**Exercise**
For the listing below, give the number of lines in which "size" occurs. Add nothing.

**Data shown**
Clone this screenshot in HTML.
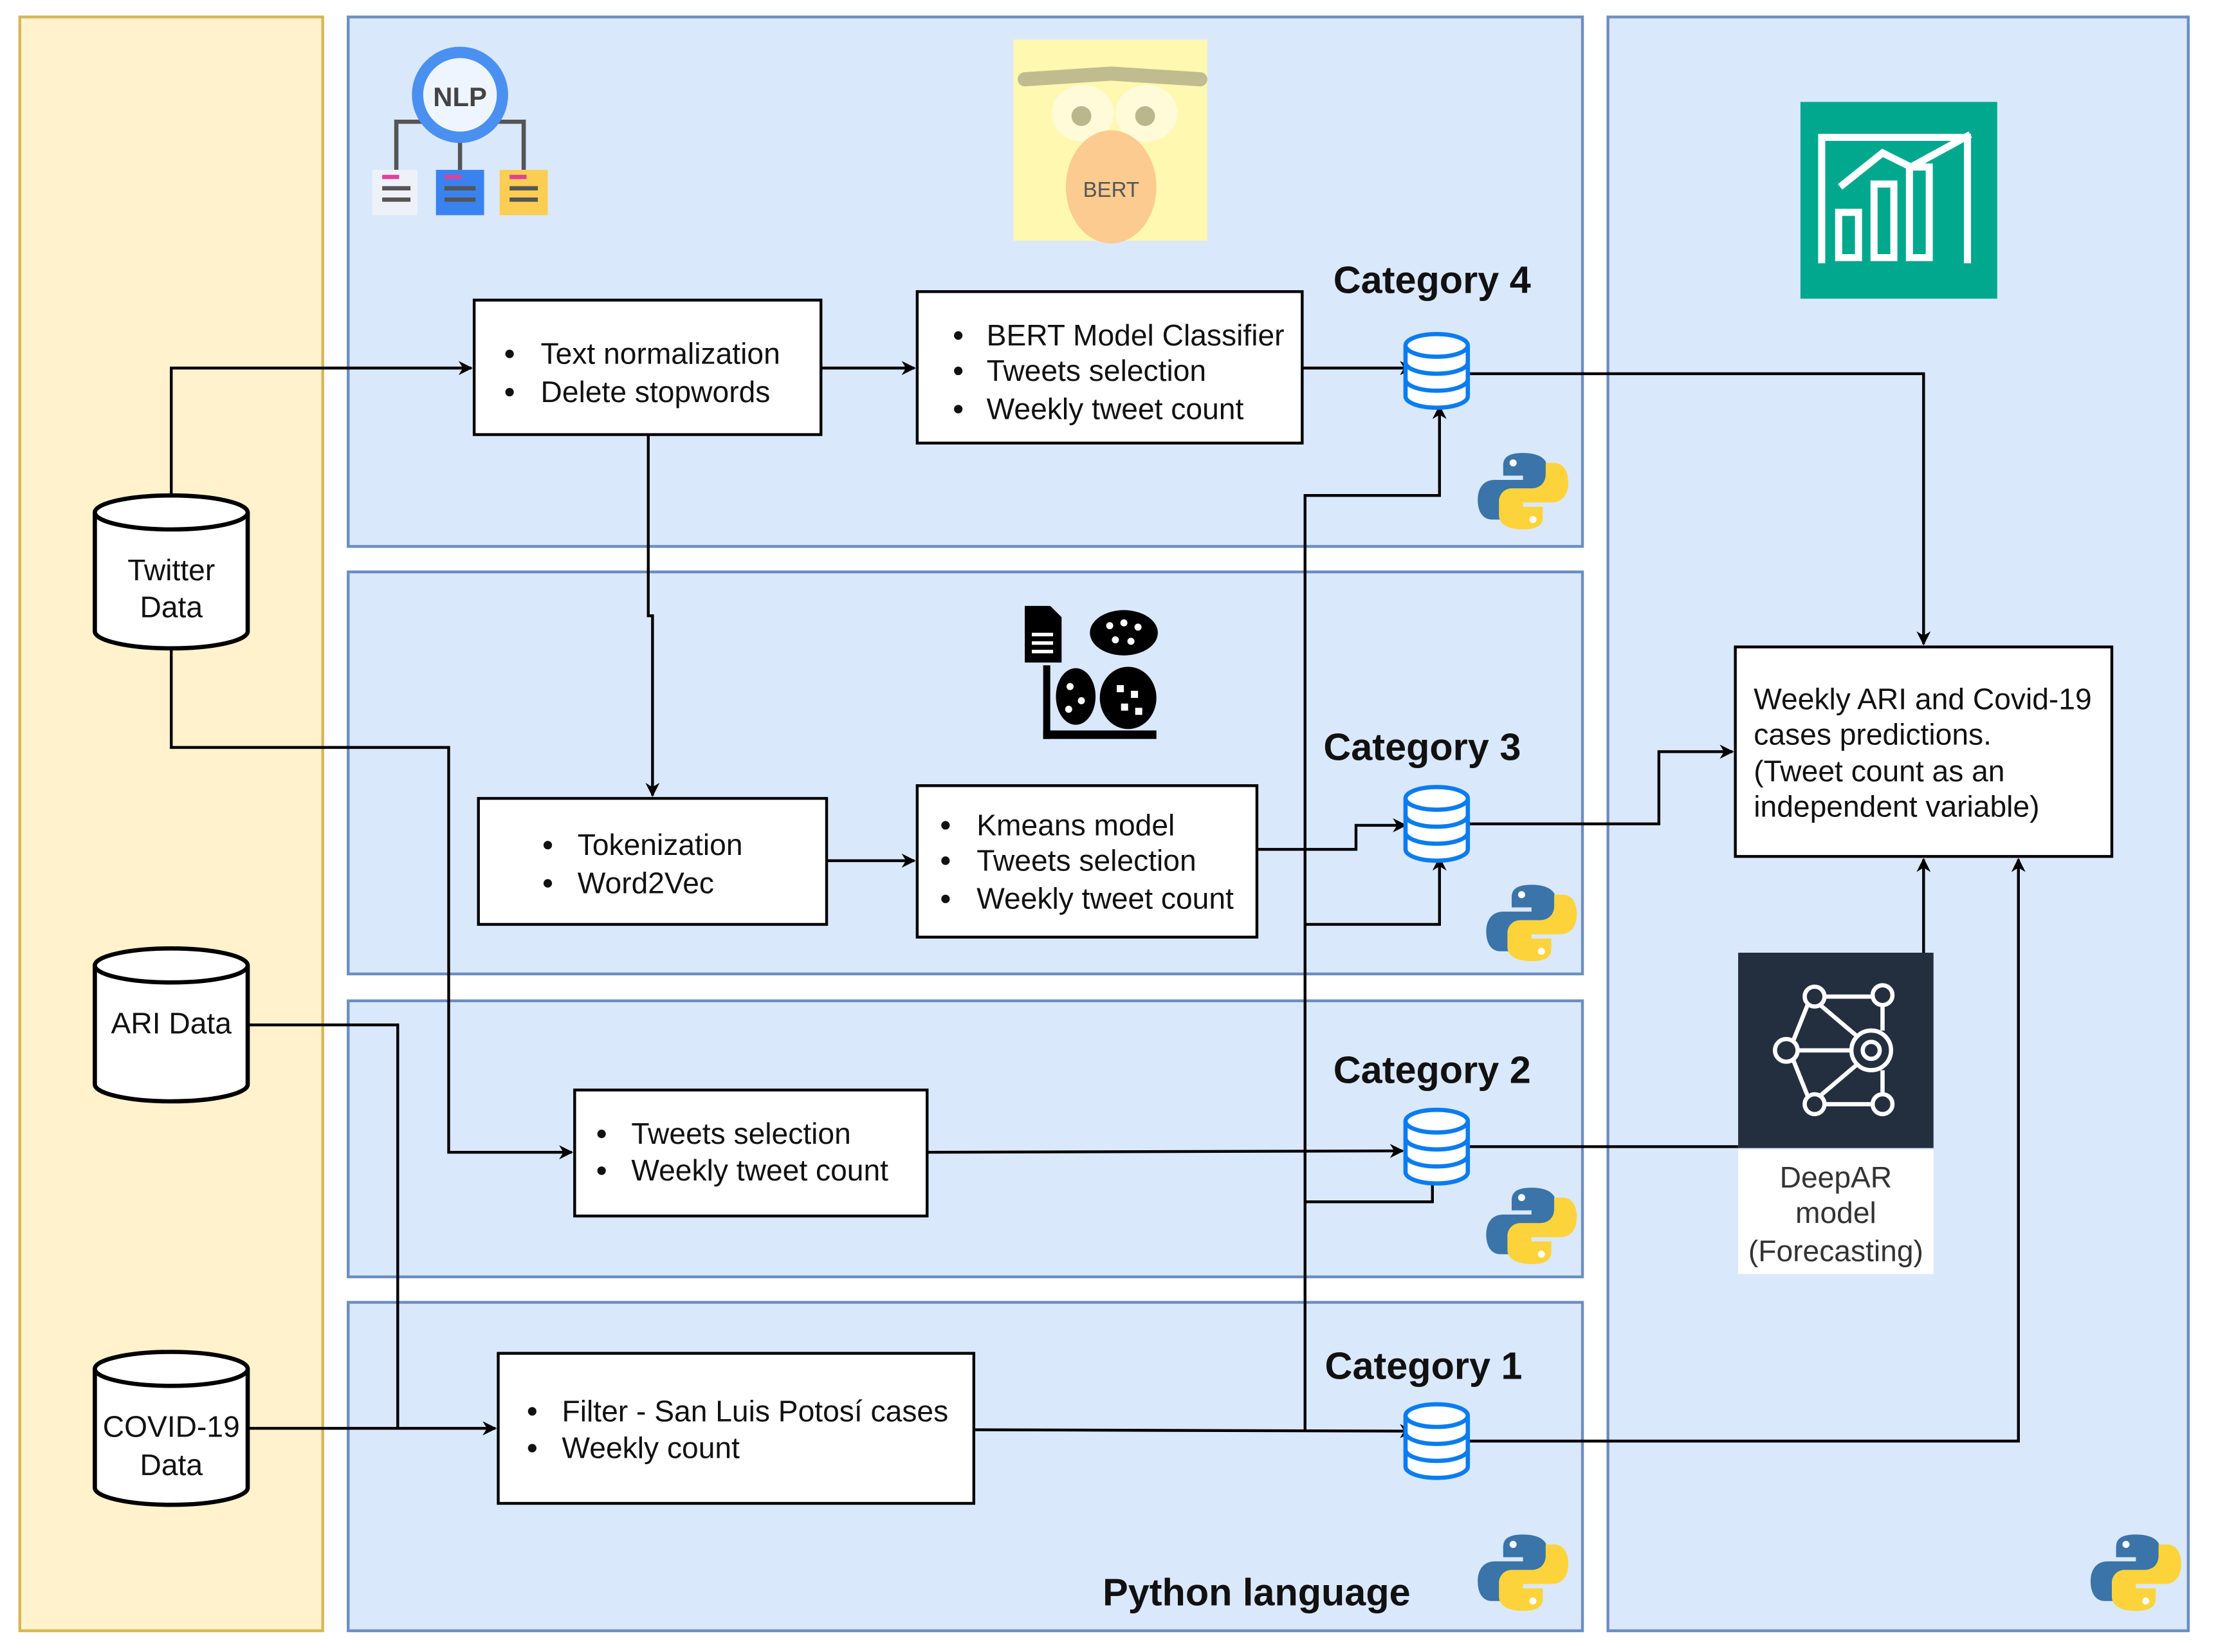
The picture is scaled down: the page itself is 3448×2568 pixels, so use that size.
<!DOCTYPE html>
<html><head><meta charset="utf-8"><style>
html,body{margin:0;padding:0;background:#fff;}
svg{display:block;}
text{font-family:"Liberation Sans",Arial,sans-serif;}
</style></head><body>
<svg width="3448" height="2568" viewBox="0 0 1567 1167" preserveAspectRatio="none" xmlns="http://www.w3.org/2000/svg">
<defs>
<marker id="a" markerWidth="10" markerHeight="10" refX="9" refY="5" orient="auto" markerUnits="userSpaceOnUse">
<path d="M0,0 L10,5 L0,10 L3,5 Z" fill="#000"/></marker>
<g id="db">
<path d="M-22,-18 v36 a22,8 0 0 0 44,0 v-36" fill="#fff" stroke="#0a7cf0" stroke-width="3"/>
<ellipse cx="0" cy="-18" rx="22" ry="8" fill="#fff" stroke="#0a7cf0" stroke-width="3"/>
<path d="M-22,-6 a22,8 0 0 0 44,0 M-22,6 a22,8 0 0 0 44,0" fill="none" stroke="#0a7cf0" stroke-width="3"/>
</g>
<g id="py">
<path d="M0,-27 c-14,0 -14,6 -14,10 v6 h14 v3 h-20 c-8,0 -12,6 -12,14 c0,9 4,14 10,14 h6 v-8 c0,-6 4,-10 10,-10 h14 c5,0 9,-4 9,-9 v-10 c0,-6 -6,-10 -17,-10 z" fill="#3a74a8"/>
<path d="M0,27 c14,0 14,-6 14,-10 v-6 h-14 v-3 h20 c8,0 12,-6 12,-14 c0,-9 -4,-14 -10,-14 h-6 v8 c0,6 -4,10 -10,10 h-14 c-5,0 -9,4 -9,9 v10 c0,6 6,10 17,10 z" fill="#fdd33c"/>
<circle cx="-7" cy="-20" r="2.5" fill="#fff"/><circle cx="7" cy="20" r="2.5" fill="#fff"/>
</g>
<g id="cyl">
<path d="M-54,-42 v84 a54,12 0 0 0 108,0 v-84" fill="#fff" stroke="#000" stroke-width="3"/>
<ellipse cx="0" cy="-42" rx="54" ry="12" fill="#fff" stroke="#000" stroke-width="3"/>
</g>
</defs>
<rect x="14" y="12" width="214" height="1140" fill="#fff2cc" stroke="#d6b656" stroke-width="2"/>
<g fill="#dae8fc" stroke="#6c8ebf" stroke-width="2">
<rect x="246" y="12" width="872" height="374"/>
<rect x="246" y="404" width="872" height="284"/>
<rect x="246" y="707" width="872" height="195"/>
<rect x="246" y="920" width="872" height="232"/>
<rect x="1136" y="12" width="410" height="1140"/>
</g>
<g>
<polyline points="280,120 280,86 300,86" fill="none" stroke="#555" stroke-width="3"/>
<polyline points="370,120 370,86 350,86" fill="none" stroke="#555" stroke-width="3"/>
<line x1="325" y1="100" x2="325" y2="120" stroke="#555" stroke-width="3"/>
<circle cx="325" cy="67" r="34" fill="#4a90f0"/>
<circle cx="325" cy="67" r="26" fill="#eef5ff"/>
<text x="325" y="75" font-size="19" font-weight="bold" text-anchor="middle" fill="#444">NLP</text>
<rect x="263" y="120" width="32" height="32" fill="#eef2f8"/>
<rect x="308" y="120" width="34" height="32" fill="#3a82f0"/>
<rect x="353" y="120" width="34" height="32" fill="#fbcd52"/>
<g stroke="#555" stroke-width="3"><line x1="270" y1="133" x2="290" y2="133"/><line x1="270" y1="141" x2="290" y2="141"/><line x1="314" y1="133" x2="336" y2="133"/><line x1="314" y1="141" x2="336" y2="141"/><line x1="360" y1="133" x2="380" y2="133"/><line x1="360" y1="141" x2="380" y2="141"/></g>
<g stroke="#e0409a" stroke-width="3"><line x1="270" y1="125" x2="282" y2="125"/><line x1="314" y1="125" x2="326" y2="125"/><line x1="360" y1="125" x2="372" y2="125"/></g>
</g>
<rect x="716" y="28" width="137" height="142" fill="#fff8b0"/>
<ellipse cx="765" cy="80" rx="22" ry="20" fill="#fffbd8"/><ellipse cx="810" cy="80" rx="22" ry="20" fill="#fffbd8"/>
<path d="M724,56 L785,52 L848,56" stroke="#c0bc90" stroke-width="10" stroke-linecap="round" fill="none"/>
<circle cx="764" cy="82" r="7" fill="#b9b78c"/><circle cx="809" cy="82" r="7" fill="#b9b78c"/>
<ellipse cx="785" cy="132" rx="32" ry="40" fill="#fbcb8f"/>
<text x="785" y="139" font-size="15" text-anchor="middle" fill="#555">BERT</text>
<g fill="#000">
<path d="M724,428 h18 l8,8 v32 h-26 z"/>
<rect x="737" y="470" width="5" height="52"/><rect x="737" y="516" width="80" height="6"/>
<ellipse cx="794" cy="447" rx="24" ry="16"/>
<ellipse cx="760" cy="492" rx="14" ry="20"/><ellipse cx="797" cy="493" rx="20" ry="22"/>
</g>
<g fill="#fff"><rect x="729" y="447" width="15" height="2.5"/><rect x="729" y="453" width="15" height="2.5"/><rect x="729" y="459" width="15" height="2.5"/>
<circle cx="784" cy="442" r="2.5"/><circle cx="794" cy="440" r="2.5"/><circle cx="804" cy="443" r="2.5"/><circle cx="788" cy="452" r="2.5"/><circle cx="799" cy="453" r="2.5"/>
<circle cx="756" cy="485" r="2.5"/><circle cx="764" cy="495" r="2.5"/><circle cx="755" cy="501" r="2.5"/>
<rect x="789" y="484" width="5" height="5"/><rect x="799" y="488" width="5" height="5"/><rect x="792" y="497" width="5" height="5"/><rect x="802" y="500" width="5" height="5"/></g>
<rect x="1272" y="72" width="139" height="139" fill="#01a88d"/>
<g fill="none" stroke="#fff" stroke-width="5">
<polyline points="1287,186 1287,97 1390,97 1390,186"/>
<rect x="1299" y="150" width="14" height="32"/><rect x="1324" y="130" width="14" height="52"/><rect x="1349" y="118" width="14" height="64"/>
<polyline points="1300,132 1330,108 1350,118 1392,95"/>
</g>
<rect x="1228" y="673" width="138" height="138" fill="#232f3e"/>
<g stroke="#fff" stroke-width="3" fill="none">
<circle cx="1262" cy="742" r="8"/><circle cx="1282" cy="704" r="7"/><circle cx="1282" cy="780" r="7"/><circle cx="1330" cy="703" r="7"/><circle cx="1330" cy="780" r="7"/>
<circle cx="1322" cy="742" r="14"/><circle cx="1322" cy="742" r="6"/>
<path d="M1270,742 H1308 M1267,735 L1277,710 M1267,749 L1277,774 M1289,704 H1323 M1289,780 H1323 M1286,710 L1312,732 M1286,774 L1312,752 M1330,710 V728 M1330,773 V756"/>
</g>
<rect x="1228" y="812" width="138" height="88" fill="#fff"/>
<g font-size="21" fill="#333" text-anchor="middle"><text x="1297" y="839">DeepAR</text><text x="1297" y="864">model</text><text x="1297" y="891">(Forecasting)</text></g>
<g fill="none" stroke="#000" stroke-width="2">
<polyline points="121,350 121,260 333,260" marker-end="url(#a)"/>
<polyline points="580,260 646,260" marker-end="url(#a)"/>
<polyline points="458,307 458,435 461,435 461,562" marker-end="url(#a)"/>
<polyline points="920,260 998,260" marker-end="url(#a)"/>
<polyline points="1038,264 1359,264 1359,455" marker-end="url(#a)"/>
<polyline points="121,457 121,528 317,528 317,814 404,814" marker-end="url(#a)"/>
<polyline points="584,608 646,608" marker-end="url(#a)"/>
<polyline points="888,600 958,600 958,583 993,583" marker-end="url(#a)"/>
<polyline points="922,1010 922,350 1017,350 1017,287" marker-end="url(#a)"/>
<polyline points="922,653 1017,653 1017,606" marker-end="url(#a)"/>
<polyline points="922,849 1012,849 1012,818" marker-end="url(#a)"/>
<polyline points="688,1010 998,1011" marker-end="url(#a)"/>
<polyline points="1038,1018 1426,1018 1426,607" marker-end="url(#a)"/>
<polyline points="1038,810 1228,810"/>
<polyline points="1359,673 1359,607" marker-end="url(#a)"/>
<polyline points="1038,582 1172,582 1172,531 1224,531" marker-end="url(#a)"/>
<polyline points="655,814 991,813" marker-end="url(#a)"/>
<polyline points="175,724 281,724 281,1009"/>
<polyline points="175,1009 350,1009" marker-end="url(#a)"/>
</g>
<g fill="#fff" stroke="#000" stroke-width="2">
<rect x="335" y="212" width="245" height="95"/>
<rect x="648" y="206" width="272" height="107"/>
<rect x="338" y="564" width="246" height="89"/>
<rect x="648" y="555" width="240" height="107"/>
<rect x="406" y="770" width="249" height="89"/>
<rect x="352" y="956" width="336" height="106"/>
<rect x="1226" y="457" width="266" height="148"/>
</g>
<g font-size="21" fill="#111">
<text x="382" y="257">Text normalization</text><text x="382" y="284">Delete stopwords</text>
<text x="697" y="244">BERT Model Classifier</text><text x="697" y="269">Tweets selection</text><text x="697" y="296">Weekly tweet count</text>
<text x="408" y="604">Tokenization</text><text x="408" y="631">Word2Vec</text>
<text x="690" y="590">Kmeans model</text><text x="690" y="615">Tweets selection</text><text x="690" y="642">Weekly tweet count</text>
<text x="446" y="808">Tweets selection</text><text x="446" y="834">Weekly tweet count</text>
<text x="397" y="1004">Filter - San Luis Potosí cases</text><text x="397" y="1030">Weekly count</text>
<text x="1239" y="501">Weekly ARI and Covid-19</text><text x="1239" y="526">cases predictions.</text><text x="1239" y="552">(Tweet count as an</text><text x="1239" y="577">independent variable)</text>
</g>
<g fill="#111">
<circle cx="360" cy="250" r="3"/><circle cx="360" cy="277" r="3"/>
<circle cx="677" cy="237" r="3"/><circle cx="677" cy="262" r="3"/><circle cx="677" cy="289" r="3"/>
<circle cx="387" cy="597" r="3"/><circle cx="387" cy="624" r="3"/>
<circle cx="668" cy="583" r="3"/><circle cx="668" cy="608" r="3"/><circle cx="668" cy="635" r="3"/>
<circle cx="425" cy="801" r="3"/><circle cx="425" cy="827" r="3"/>
<circle cx="376" cy="997" r="3"/><circle cx="376" cy="1023" r="3"/>
</g>
<use href="#cyl" x="121" y="404"/><use href="#cyl" x="121" y="724"/><use href="#cyl" x="121" y="1009"/>
<g font-size="21" fill="#111" text-anchor="middle">
<text x="121" y="410">Twitter</text><text x="121" y="436">Data</text>
<text x="121" y="730">ARI Data</text>
<text x="121" y="1015">COVID-19</text><text x="121" y="1042">Data</text>
</g>
<use href="#db" x="1015" y="262"/><use href="#db" x="1015" y="582"/><use href="#db" x="1015" y="810"/><use href="#db" x="1015" y="1018"/>
<g font-size="27" font-weight="bold" fill="#111">
<text x="942" y="207">Category 4</text><text x="935" y="537">Category 3</text><text x="942" y="765">Category 2</text><text x="936" y="974">Category 1</text>
<text x="779" y="1134">Python language</text>
</g>
<use href="#py" x="1076" y="347"/><use href="#py" x="1082" y="652"/><use href="#py" x="1082" y="866"/><use href="#py" x="1076" y="1111"/><use href="#py" x="1509" y="1111"/>
</svg>
</body></html>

**Solution to this problem**
7